Historical Note: MNIST (1998) became THE benchmark for evaluating learning algorithms. MLPs hitting 95%+ proved neural networks were back!
Expected Results
| Script | Dataset | Image Size | Parameters | Loss | Accuracy | Training Time |
|---|---|---|---|---|---|---|
| 01 (TinyDigits) | 1K train | 8×8 | ~2.4K | < 0.5 | 75-85% | 3-5 min |
| 02 (MNIST) | 60K train | 28×28 | ~100K | < 0.2 | 94-97% | 10-15 min |
Key Learning: Hierarchical Feature Learning
MLPs don't just memorize - they learn useful internal representations:
Hidden Layer Discovers:
- Edge detectors (low-level features)
- Curve patterns (mid-level features)
- Digit-specific combinations (high-level features)

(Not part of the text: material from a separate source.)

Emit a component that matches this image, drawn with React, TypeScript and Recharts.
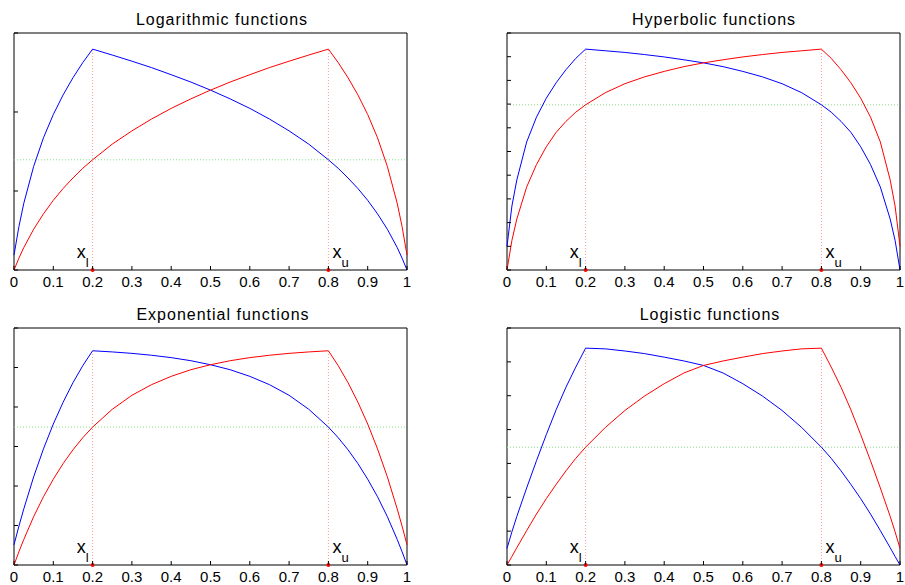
import {
  LineChart,
  Line,
  XAxis,
  YAxis,
  ReferenceArea,
  ReferenceLine,
  ReferenceDot,
} from 'recharts'

// shared x grid (denser near the kinks and the ends)
const xs = [
  0, 0.0125, 0.025, 0.05, 0.075, 0.1, 0.125, 0.15, 0.175, 0.2,
  0.25, 0.3, 0.35, 0.4, 0.45, 0.5, 0.55, 0.6, 0.65, 0.7, 0.75,
  0.8, 0.825, 0.85, 0.875, 0.9, 0.925, 0.95, 0.975, 0.9875, 1,
]

const xTicks = [0, 0.1, 0.2, 0.3, 0.4, 0.5, 0.6, 0.7, 0.8, 0.9, 1]
const xTickLabels = ['0', '0.1', '0.2', '0.3', '0.4', '0.5', '0.6', '0.7', '0.8', '0.9', '1']

const xLower = 0.2
const xUpper = 0.8

// Logarithmic
const logBlue = [
  0.063, 0.183, 0.282, 0.437, 0.558, 0.656, 0.739, 0.811, 0.875, 0.932,
  0.907, 0.881, 0.854, 0.824, 0.793, 0.759, 0.722, 0.682, 0.637, 0.587, 0.531,
  0.465, 0.429, 0.388, 0.344, 0.294, 0.237, 0.172, 0.095, 0.05, 0,
]
const logRed = [
  0, 0.05, 0.095, 0.172, 0.237, 0.294, 0.344, 0.388, 0.429, 0.465,
  0.531, 0.587, 0.637, 0.682, 0.722, 0.759, 0.793, 0.824, 0.854, 0.881, 0.907,
  0.932, 0.875, 0.811, 0.739, 0.656, 0.558, 0.437, 0.282, 0.183, 0.063,
]
const logYTicks = [0, 0.3333, 0.6667, 1]

// Hyperbolic
const hypBlue = [
  0.1, 0.27, 0.38, 0.54, 0.645, 0.725, 0.79, 0.845, 0.893, 0.932,
  0.925, 0.918, 0.909, 0.899, 0.887, 0.874, 0.858, 0.838, 0.815, 0.786, 0.748,
  0.697, 0.666, 0.627, 0.581, 0.52, 0.445, 0.35, 0.215, 0.125, 0,
]
const hypRed = [
  0, 0.125, 0.215, 0.35, 0.445, 0.52, 0.581, 0.627, 0.666, 0.697,
  0.748, 0.786, 0.815, 0.838, 0.858, 0.874, 0.887, 0.899, 0.909, 0.918, 0.925,
  0.932, 0.893, 0.845, 0.79, 0.725, 0.645, 0.54, 0.38, 0.27, 0.1,
]
const hypYTicks = [0, 0.1, 0.2, 0.3, 0.4, 0.5, 0.6, 0.7, 0.8, 0.9, 1]

// Exponential
const expBlue = [
  0.085, 0.164, 0.237, 0.372, 0.49, 0.595, 0.687, 0.769, 0.841, 0.904,
  0.899, 0.893, 0.885, 0.875, 0.862, 0.845, 0.824, 0.796, 0.761, 0.716, 0.657,
  0.582, 0.537, 0.486, 0.428, 0.362, 0.288, 0.204, 0.108, 0.056, 0,
]
const expRed = [
  0, 0.056, 0.108, 0.204, 0.288, 0.362, 0.428, 0.486, 0.537, 0.582,
  0.657, 0.716, 0.761, 0.796, 0.824, 0.845, 0.862, 0.875, 0.885, 0.893, 0.899,
  0.904, 0.841, 0.769, 0.687, 0.595, 0.49, 0.372, 0.237, 0.164, 0.085,
]
const expYTicks = [0, 0.1667, 0.3333, 0.5, 0.6667, 0.8333, 1]

// Logistic
const logiBlue = [
  0.07, 0.14, 0.205, 0.325, 0.44, 0.55, 0.655, 0.75, 0.835, 0.915,
  0.912, 0.903, 0.892, 0.877, 0.861, 0.842, 0.81, 0.765, 0.713, 0.652, 0.58,
  0.497, 0.45, 0.397, 0.34, 0.28, 0.215, 0.145, 0.073, 0.036, 0,
]
const logiRed = [
  0, 0.036, 0.073, 0.145, 0.215, 0.28, 0.34, 0.397, 0.45, 0.497,
  0.58, 0.652, 0.713, 0.765, 0.81, 0.842, 0.861, 0.877, 0.892, 0.903, 0.912,
  0.915, 0.835, 0.75, 0.655, 0.55, 0.44, 0.325, 0.205, 0.14, 0.07,
]
const logiYTicks = [0, 0.1429, 0.2857, 0.4286, 0.5714, 0.7143, 0.8571, 1]

const panels = [
  { title: 'Logarithmic functions', blue: logBlue, red: logRed, yTicks: logYTicks, peak: 0.932, level: 0.465, left: 0, top: 0, titleX: 222 },
  { title: 'Hyperbolic functions', blue: hypBlue, red: hypRed, yTicks: hypYTicks, peak: 0.932, level: 0.697, left: 493, top: 0, titleX: 714 },
  { title: 'Exponential functions', blue: expBlue, red: expRed, yTicks: expYTicks, peak: 0.904, level: 0.582, left: 0, top: 295, titleX: 223 },
  { title: 'Logistic functions', blue: logiBlue, red: logiRed, yTicks: logiYTicks, peak: 0.915, level: 0.497, left: 493, top: 295, titleX: 710 },
]

const FONT = '"Liberation Sans", Arial, Helvetica, sans-serif'

const XTick = (props: any) => {
  const { x, y, payload, index } = props
  return (
    <g>
      <line x1={x} x2={x} y1={y} y2={y - 4} stroke="#000" />
      <text x={x} y={y + 17} textAnchor="middle" fontSize={15} fill="#000">
        {xTickLabels[index] ?? String(payload.value)}
      </text>
    </g>
  )
}

const LeftTick = (props: any) => {
  const { x, y } = props
  return <line x1={x} x2={x + 4} y1={y} y2={y} stroke="#000" />
}

const RightTick = (props: any) => {
  const { x, y } = props
  return <line x1={x} x2={x - 4} y1={y} y2={y} stroke="#000" />
}

const boundLabel = (sub: string, side: 'left' | 'right') => (props: any) => {
  const { cx, cy } = props
  return (
    <g>
      <circle cx={cx} cy={cy} r={2} fill="#ff0000" />
      <text
        x={side === 'left' ? cx - 4 : cx + 4}
        y={cy - 12}
        textAnchor={side === 'left' ? 'end' : 'start'}
        fontSize={18}
        fill="#000"
      >
        x
        <tspan fontSize={13} dy={9}>{sub}</tspan>
      </text>
    </g>
  )
}

function Panel({ p }: { p: (typeof panels)[number] }) {
  const data = xs.map((x, i) => ({ x, blue: p.blue[i], red: p.red[i] }))
  return (
    <div style={{ position: 'absolute', left: p.left, top: p.top }}>
      <LineChart width={412} height={290} data={data} margin={{ top: 33, right: 0, bottom: 0, left: 0 }}>
        <XAxis
          dataKey="x"
          type="number"
          domain={[0, 1]}
          ticks={xTicks}
          interval={0}
          height={20}
          tickSize={0}
          tickMargin={0}
          axisLine={false}
          tickLine={false}
          tick={XTick}
        />
        <YAxis type="number" domain={[0, 1]} ticks={p.yTicks} interval={0} width={14} tickSize={0} tickMargin={0} axisLine={false} tickLine={false} tick={LeftTick} />
        <YAxis yAxisId="r" orientation="right" type="number" domain={[0, 1]} ticks={p.yTicks} interval={0} width={5} tickSize={0} tickMargin={0} axisLine={false} tickLine={false} tick={RightTick} />
        <ReferenceLine y={p.level} stroke="#88e088" strokeDasharray="1 2" />
        <ReferenceLine segment={[{ x: xLower, y: 0 }, { x: xLower, y: p.peak }]} stroke="#ff9a9a" strokeDasharray="1 2" />
        <ReferenceLine segment={[{ x: xUpper, y: 0 }, { x: xUpper, y: p.peak }]} stroke="#ff9a9a" strokeDasharray="1 2" />
        <Line type="linear" dataKey="blue" stroke="#0000ff" strokeWidth={1} dot={false} isAnimationActive={false} />
        <Line type="linear" dataKey="red" stroke="#ff0000" strokeWidth={1} dot={false} isAnimationActive={false} />
        <ReferenceArea x1={0} x2={1} y1={0} y2={1} fill="none" stroke="#000" strokeWidth={1} ifOverflow="visible" />
        <ReferenceDot x={xLower} y={0} r={2} ifOverflow="visible" shape={boundLabel('l', 'left')} />
        <ReferenceDot x={xUpper} y={0} r={2} ifOverflow="visible" shape={boundLabel('u', 'right')} />
      </LineChart>
    </div>
  )
}

export default function App() {
  return (
    <div
      style={{
        position: 'absolute',
        left: 0,
        top: 0,
        width: 905,
        height: 585,
        overflow: 'hidden',
        background: '#fff',
        fontFamily: FONT,
      }}
    >
      {panels.map(p => (
        <div key={p.title}>
          <div
            style={{
              position: 'absolute',
              left: p.titleX - 150,
              top: p.top + 12,
              width: 300,
              textAlign: 'center',
              fontSize: 16,
              lineHeight: '16px',
              letterSpacing: 1,
              color: '#000',
            }}
          >
            {p.title}
          </div>
          <Panel p={p} />
        </div>
      ))}
    </div>
  )
}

This is representation learning - the foundation of deep learning's power.
Why This Matters:
- Manual feature engineering → Automatic feature learning
- Domain expertise → Data-driven discovery
- This shift enabled modern AI
Running the Milestone
cd milestones/03_1986_mlp
# Step 1: Quick validation on TinyDigits (run after Module 08)
python 01_rumelhart_tinydigits.py
# Step 2: Scale to MNIST benchmark (run after Module 08)
python 02_rumelhart_mnist.py
Further Reading
- The Backprop Paper: Rumelhart, Hinton, Williams (1986). "Learning representations by back-propagating errors"
- MNIST Dataset: LeCun et al. (1998). "Gradient-based learning applied to document recognition"
- Why MLPs Work: Cybenko (1989). "Approximation by superpositions of a sigmoidal function" (Universal Approximation Theorem)
Achievement Unlocked
After completing this milestone, you'll understand:
- How MLPs learn hierarchical features from raw pixels
- Why hidden layers discover useful representations
- The power of backpropagation for multi-layer training
- How to scale from toy datasets to real benchmarks
You've recreated the breakthrough that ended the AI Winter!
Note for Next Milestone: MLPs treat images as flat vectors, ignoring spatial structure. Milestone 04 (CNN) will show why convolutional layers dramatically improve image recognition!